▸ **What this task involves**: Skip the pictures, please, and write out exactly the lines from the opening of the data through the line containing "(tipL) at (50,372);".

# # # # #

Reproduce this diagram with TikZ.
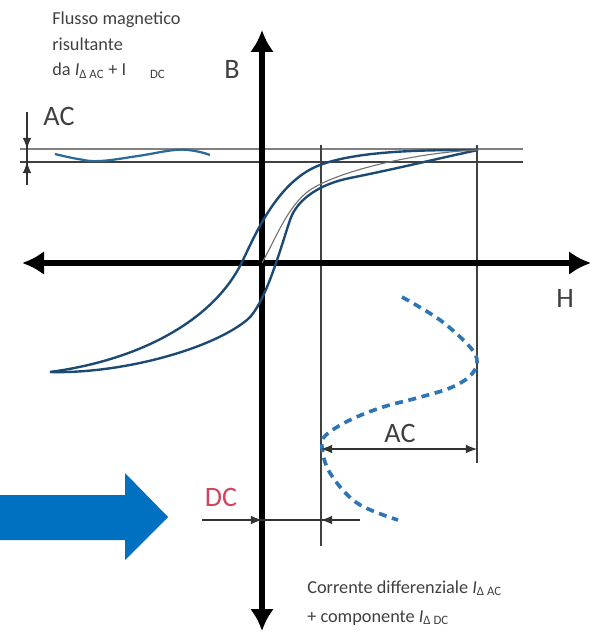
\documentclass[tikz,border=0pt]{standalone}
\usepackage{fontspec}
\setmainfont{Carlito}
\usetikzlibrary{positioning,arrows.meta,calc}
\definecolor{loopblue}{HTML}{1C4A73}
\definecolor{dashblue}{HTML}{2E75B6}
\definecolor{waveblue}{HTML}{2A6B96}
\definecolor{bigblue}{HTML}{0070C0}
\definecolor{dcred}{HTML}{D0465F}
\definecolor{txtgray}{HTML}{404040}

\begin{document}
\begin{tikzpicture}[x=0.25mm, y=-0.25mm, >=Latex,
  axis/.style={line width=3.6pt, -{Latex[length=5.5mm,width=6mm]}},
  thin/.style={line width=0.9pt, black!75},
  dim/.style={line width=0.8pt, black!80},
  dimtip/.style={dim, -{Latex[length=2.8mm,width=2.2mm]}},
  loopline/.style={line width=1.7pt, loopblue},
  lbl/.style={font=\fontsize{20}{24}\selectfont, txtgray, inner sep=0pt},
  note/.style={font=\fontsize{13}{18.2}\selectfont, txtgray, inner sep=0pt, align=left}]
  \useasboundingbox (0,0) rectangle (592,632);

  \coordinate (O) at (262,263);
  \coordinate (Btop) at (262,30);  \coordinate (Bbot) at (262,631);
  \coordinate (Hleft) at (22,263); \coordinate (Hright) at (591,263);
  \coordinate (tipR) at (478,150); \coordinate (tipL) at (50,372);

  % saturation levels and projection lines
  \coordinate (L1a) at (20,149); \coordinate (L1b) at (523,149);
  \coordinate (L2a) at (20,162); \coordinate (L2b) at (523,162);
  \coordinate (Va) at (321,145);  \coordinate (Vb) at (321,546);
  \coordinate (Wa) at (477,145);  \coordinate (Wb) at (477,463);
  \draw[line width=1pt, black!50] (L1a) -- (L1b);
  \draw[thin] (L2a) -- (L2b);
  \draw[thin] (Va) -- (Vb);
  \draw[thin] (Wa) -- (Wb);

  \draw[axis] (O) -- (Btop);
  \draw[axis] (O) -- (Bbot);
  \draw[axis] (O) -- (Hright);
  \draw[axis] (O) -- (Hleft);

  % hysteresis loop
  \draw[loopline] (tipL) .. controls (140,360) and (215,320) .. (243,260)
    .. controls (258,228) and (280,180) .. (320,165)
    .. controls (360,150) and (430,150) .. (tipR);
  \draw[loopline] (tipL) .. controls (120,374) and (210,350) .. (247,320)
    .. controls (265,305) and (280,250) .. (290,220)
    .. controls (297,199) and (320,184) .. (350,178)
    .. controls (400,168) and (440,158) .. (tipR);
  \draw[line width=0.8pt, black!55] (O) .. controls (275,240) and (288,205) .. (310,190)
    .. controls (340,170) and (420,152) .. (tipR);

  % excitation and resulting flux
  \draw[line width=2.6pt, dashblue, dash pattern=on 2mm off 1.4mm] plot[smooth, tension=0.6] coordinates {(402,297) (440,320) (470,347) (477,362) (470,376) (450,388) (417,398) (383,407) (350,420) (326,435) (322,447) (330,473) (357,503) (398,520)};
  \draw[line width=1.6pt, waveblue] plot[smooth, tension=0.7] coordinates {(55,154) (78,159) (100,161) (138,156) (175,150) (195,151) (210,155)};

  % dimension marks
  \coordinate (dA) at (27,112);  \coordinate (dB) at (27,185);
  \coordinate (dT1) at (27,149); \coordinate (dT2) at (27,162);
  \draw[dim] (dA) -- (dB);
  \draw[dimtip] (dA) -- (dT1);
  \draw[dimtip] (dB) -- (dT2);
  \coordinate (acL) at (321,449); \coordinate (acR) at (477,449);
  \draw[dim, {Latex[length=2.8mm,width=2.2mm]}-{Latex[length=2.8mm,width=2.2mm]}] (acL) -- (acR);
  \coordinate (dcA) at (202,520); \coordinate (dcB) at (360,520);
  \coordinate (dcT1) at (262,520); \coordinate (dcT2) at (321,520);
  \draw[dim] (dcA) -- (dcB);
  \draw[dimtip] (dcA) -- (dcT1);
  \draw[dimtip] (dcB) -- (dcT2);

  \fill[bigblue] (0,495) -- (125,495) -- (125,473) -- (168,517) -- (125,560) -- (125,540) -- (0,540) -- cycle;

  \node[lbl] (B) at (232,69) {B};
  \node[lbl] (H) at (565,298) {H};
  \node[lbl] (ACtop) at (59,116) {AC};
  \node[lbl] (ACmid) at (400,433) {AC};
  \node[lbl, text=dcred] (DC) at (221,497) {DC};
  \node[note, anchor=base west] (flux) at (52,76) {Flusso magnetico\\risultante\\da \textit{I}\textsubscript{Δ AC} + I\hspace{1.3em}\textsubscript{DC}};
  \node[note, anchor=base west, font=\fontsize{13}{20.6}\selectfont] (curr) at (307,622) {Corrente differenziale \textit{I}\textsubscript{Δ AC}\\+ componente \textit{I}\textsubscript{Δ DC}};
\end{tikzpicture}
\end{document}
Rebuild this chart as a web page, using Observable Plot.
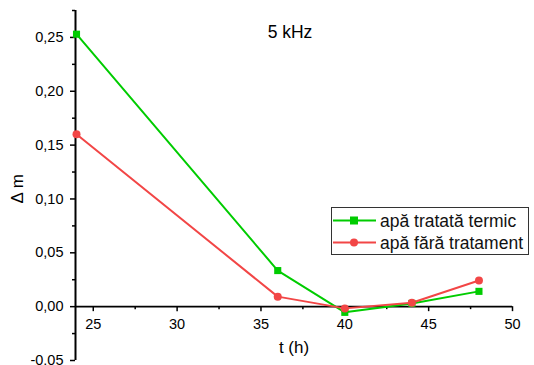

# # # # #

▸ **Result for this task**:
Reproduce this diagram with TikZ.
\documentclass[tikz,border=0pt]{standalone}
\usepackage{fontspec}
\setmainfont{Carlito}
\usetikzlibrary{positioning,arrows.meta,calc}
\definecolor{loopblue}{HTML}{1C4A73}
\definecolor{dashblue}{HTML}{2E75B6}
\definecolor{waveblue}{HTML}{2A6B96}
\definecolor{bigblue}{HTML}{0070C0}
\definecolor{dcred}{HTML}{D0465F}
\definecolor{txtgray}{HTML}{404040}

\begin{document}
\begin{tikzpicture}[x=0.25mm, y=-0.25mm, >=Latex,
  axis/.style={line width=3.6pt, -{Latex[length=5.5mm,width=6mm]}},
  thin/.style={line width=0.9pt, black!75},
  dim/.style={line width=0.8pt, black!80},
  dimtip/.style={dim, -{Latex[length=2.8mm,width=2.2mm]}},
  loopline/.style={line width=1.7pt, loopblue},
  lbl/.style={font=\fontsize{20}{24}\selectfont, txtgray, inner sep=0pt},
  note/.style={font=\fontsize{13}{18.2}\selectfont, txtgray, inner sep=0pt, align=left}]
  \useasboundingbox (0,0) rectangle (592,632);

  \coordinate (O) at (262,263);
  \coordinate (Btop) at (262,30);  \coordinate (Bbot) at (262,631);
  \coordinate (Hleft) at (22,263); \coordinate (Hright) at (591,263);
  \coordinate (tipR) at (478,150); \coordinate (tipL) at (50,372);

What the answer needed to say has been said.